Instructions for the task: Copy out the whole listing exactly as written, leaving the pictures behind.

Data excerpt:
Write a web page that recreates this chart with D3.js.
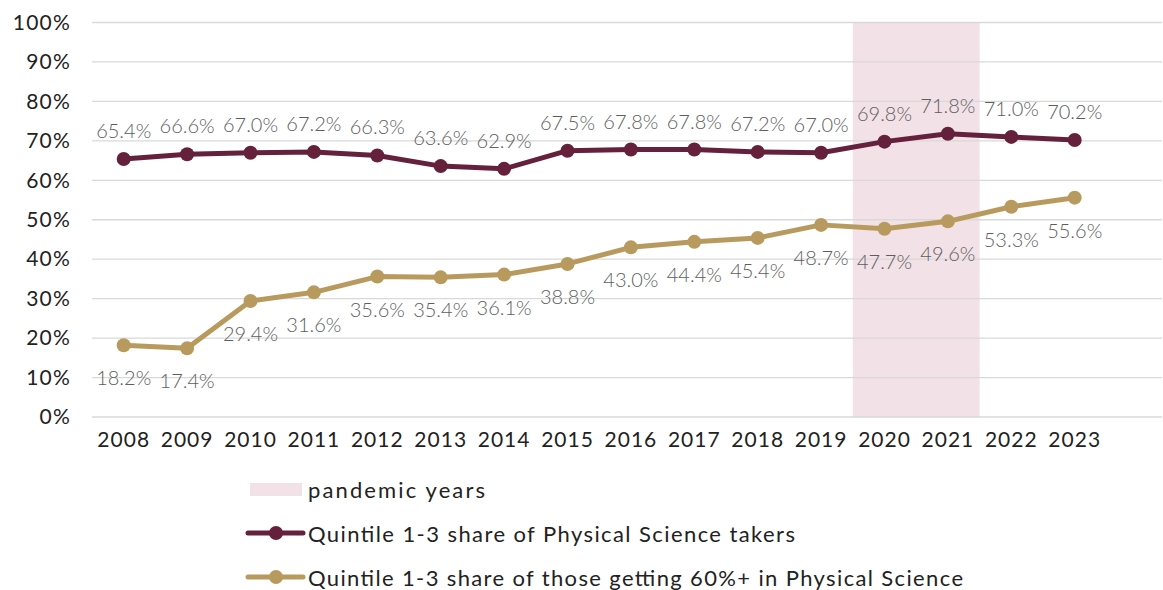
<!DOCTYPE html>
<html><head><meta charset="utf-8">
<script src="https://cdn.jsdelivr.net/npm/d3@7"></script>
<style>
body{margin:0;background:#fff;}
svg{display:block;font-family:Lato,"Open Sans",sans-serif;}
</style></head>
<body><svg id="c" width="1163" height="590"></svg>
<script>
const years = ["2008","2009","2010","2011","2012","2013","2014","2015","2016","2017","2018","2019","2020","2021","2022","2023"];
const takers = [65.4,66.6,67.0,67.2,66.3,63.6,62.9,67.5,67.8,67.8,67.2,67.0,69.8,71.8,71.0,70.2];
const achievers = [18.2,17.4,29.4,31.6,35.6,35.4,36.1,38.8,43.0,44.4,45.4,48.7,47.7,49.6,53.3,55.6];
const yTicks = [0,10,20,30,40,50,60,70,80,90,100];
const pandemicYears = ["2020","2021"];
const legendLabels = ["pandemic years","Quintile 1-3 share of Physical Science takers","Quintile 1-3 share of those getting 60%+ in Physical Science"];

(function(){
const maroon = "#65213B", gold = "#B99A5E", band = "#F2E1E7";
const svg = d3.select("#c");
const left = 92, gridRight = 1162, plotTop = 22.5, plotBottom = 417;
const x = d3.scaleBand().domain(years).range([left, left + 16*63.4]).paddingInner(0).paddingOuter(0);
const y = d3.scaleLinear().domain([0,100]).range([plotBottom, plotTop]);
const cx = d => x(d) + x.bandwidth()/2;

svg.append("rect")
  .attr("x", x(pandemicYears[0])).attr("y", y(100))
  .attr("width", x(pandemicYears[1]) + x.bandwidth() - x(pandemicYears[0]))
  .attr("height", y(0) - y(100)).attr("fill", band);

svg.append("g").selectAll("line").data(yTicks).join("line")
  .attr("x1", left).attr("x2", gridRight)
  .attr("y1", d => y(d)).attr("y2", d => y(d))
  .attr("stroke", "#d9d9d9").attr("stroke-width", 1.3);

const yAxis = svg.append("g").attr("transform", `translate(${left-21},0)`)
  .call(d3.axisLeft(y).tickValues(yTicks).tickFormat(d => d + "%").tickSize(0).tickPadding(0));
yAxis.select(".domain").remove();
yAxis.selectAll("text").attr("font-size", 21).attr("letter-spacing", 1.2).attr("fill", "#222").attr("font-family", "Lato,sans-serif");

const xAxis = svg.append("g").attr("transform", `translate(0,${plotBottom+15})`)
  .call(d3.axisBottom(x).tickSize(0).tickPadding(0));
xAxis.select(".domain").remove();
xAxis.selectAll("text").attr("font-size", 21).attr("letter-spacing", 1).attr("fill", "#222").attr("font-family", "Lato,sans-serif").attr("dy", "0.71em");

function drawSeries(vals, color, labelDy) {
  const pts = years.map((yr, i) => [cx(yr), y(vals[i])]);
  svg.append("path").attr("d", d3.line()(pts)).attr("fill", "none")
    .attr("stroke", color).attr("stroke-width", 5).attr("stroke-linejoin", "round");
  svg.append("g").selectAll("circle").data(pts).join("circle")
    .attr("cx", d => d[0]).attr("cy", d => d[1]).attr("r", 7).attr("fill", color);
  svg.append("g").selectAll("text").data(vals).join("text")
    .attr("x", (d, i) => cx(years[i])).attr("y", d => y(d) + labelDy)
    .attr("text-anchor", "middle").attr("dominant-baseline", "central")
    .attr("font-size", 20).attr("font-weight", 300).attr("fill", "#5e5e5e")
    .text(d => d.toFixed(1) + "%");
}
drawSeries(takers, maroon, -29);
drawSeries(achievers, gold, 32);

const lg = svg.append("g");
lg.append("rect").attr("x", 250).attr("y", 483).attr("width", 52).attr("height", 13).attr("fill", band);
lg.append("text").attr("x", 308).attr("y", 489.5).attr("dominant-baseline", "central")
  .attr("font-size", 22).attr("fill", "#222")
  .attr("textLength", 177).attr("lengthAdjust", "spacing").text(legendLabels[0]);
[[maroon, 533, legendLabels[1], 487], [gold, 577, legendLabels[2], 655]].forEach(([c, yy, t, w]) => {
  lg.append("line").attr("x1", 248).attr("x2", 303).attr("y1", yy).attr("y2", yy)
    .attr("stroke", c).attr("stroke-width", 5).attr("stroke-linecap", "round");
  lg.append("circle").attr("cx", 276).attr("cy", yy).attr("r", 7).attr("fill", c);
  lg.append("text").attr("x", 308).attr("y", yy).attr("dominant-baseline", "central")
    .attr("font-size", 22).attr("fill", "#222")
    .attr("textLength", w).attr("lengthAdjust", "spacing").text(t);
});
})();
</script></body></html>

Written answer:
Write a web page that recreates this chart with D3.js.
<!DOCTYPE html>
<html><head><meta charset="utf-8">
<script src="https://cdn.jsdelivr.net/npm/d3@7"></script>
<style>
body{margin:0;background:#fff;}
svg{display:block;font-family:Lato,"Open Sans",sans-serif;}
</style></head>
<body><svg id="c" width="1163" height="590"></svg>
<script>
const years = ["2008","2009","2010","2011","2012","2013","2014","2015","2016","2017","2018","2019","2020","2021","2022","2023"];
const takers = [65.4,66.6,67.0,67.2,66.3,63.6,62.9,67.5,67.8,67.8,67.2,67.0,69.8,71.8,71.0,70.2];
const achievers = [18.2,17.4,29.4,31.6,35.6,35.4,36.1,38.8,43.0,44.4,45.4,48.7,47.7,49.6,53.3,55.6];
const yTicks = [0,10,20,30,40,50,60,70,80,90,100];
const pandemicYears = ["2020","2021"];
const legendLabels = ["pandemic years","Quintile 1-3 share of Physical Science takers","Quintile 1-3 share of those getting 60%+ in Physical Science"];

(function(){
const maroon = "#65213B", gold = "#B99A5E", band = "#F2E1E7";
const svg = d3.select("#c");
const left = 92, gridRight = 1162, plotTop = 22.5, plotBottom = 417;
const x = d3.scaleBand().domain(years).range([left, left + 16*63.4]).paddingInner(0).paddingOuter(0);
const y = d3.scaleLinear().domain([0,100]).range([plotBottom, plotTop]);
const cx = d => x(d) + x.bandwidth()/2;

svg.append("rect")
  .attr("x", x(pandemicYears[0])).attr("y", y(100))
  .attr("width", x(pandemicYears[1]) + x.bandwidth() - x(pandemicYears[0]))
  .attr("height", y(0) - y(100)).attr("fill", band);

svg.append("g").selectAll("line").data(yTicks).join("line")
  .attr("x1", left).attr("x2", gridRight)
  .attr("y1", d => y(d)).attr("y2", d => y(d))
  .attr("stroke", "#d9d9d9").attr("stroke-width", 1.3);

const yAxis = svg.append("g").attr("transform", `translate(${left-21},0)`)
  .call(d3.axisLeft(y).tickValues(yTicks).tickFormat(d => d + "%").tickSize(0).tickPadding(0));
yAxis.select(".domain").remove();
yAxis.selectAll("text").attr("font-size", 21).attr("letter-spacing", 1.2).attr("fill", "#222").attr("font-family", "Lato,sans-serif");

const xAxis = svg.append("g").attr("transform", `translate(0,${plotBottom+15})`)
  .call(d3.axisBottom(x).tickSize(0).tickPadding(0));
xAxis.select(".domain").remove();
xAxis.selectAll("text").attr("font-size", 21).attr("letter-spacing", 1).attr("fill", "#222").attr("font-family", "Lato,sans-serif").attr("dy", "0.71em");

function drawSeries(vals, color, labelDy) {
  const pts = years.map((yr, i) => [cx(yr), y(vals[i])]);
  svg.append("path").attr("d", d3.line()(pts)).attr("fill", "none")
    .attr("stroke", color).attr("stroke-width", 5).attr("stroke-linejoin", "round");
  svg.append("g").selectAll("circle").data(pts).join("circle")
    .attr("cx", d => d[0]).attr("cy", d => d[1]).attr("r", 7).attr("fill", color);
  svg.append("g").selectAll("text").data(vals).join("text")
    .attr("x", (d, i) => cx(years[i])).attr("y", d => y(d) + labelDy)
    .attr("text-anchor", "middle").attr("dominant-baseline", "central")
    .attr("font-size", 20).attr("font-weight", 300).attr("fill", "#5e5e5e")
    .text(d => d.toFixed(1) + "%");
}
drawSeries(takers, maroon, -29);
drawSeries(achievers, gold, 32);

const lg = svg.append("g");
lg.append("rect").attr("x", 250).attr("y", 483).attr("width", 52).attr("height", 13).attr("fill", band);
lg.append("text").attr("x", 308).attr("y", 489.5).attr("dominant-baseline", "central")
  .attr("font-size", 22).attr("fill", "#222")
  .attr("textLength", 177).attr("lengthAdjust", "spacing").text(legendLabels[0]);
[[maroon, 533, legendLabels[1], 487], [gold, 577, legendLabels[2], 655]].forEach(([c, yy, t, w]) => {
  lg.append("line").attr("x1", 248).attr("x2", 303).attr("y1", yy).attr("y2", yy)
    .attr("stroke", c).attr("stroke-width", 5).attr("stroke-linecap", "round");
  lg.append("circle").attr("cx", 276).attr("cy", yy).attr("r", 7).attr("fill", c);
  lg.append("text").attr("x", 308).attr("y", yy).attr("dominant-baseline", "central")
    .attr("font-size", 22).attr("fill", "#222")
    .attr("textLength", w).attr("lengthAdjust", "spacing").text(t);
});
})();
</script></body></html>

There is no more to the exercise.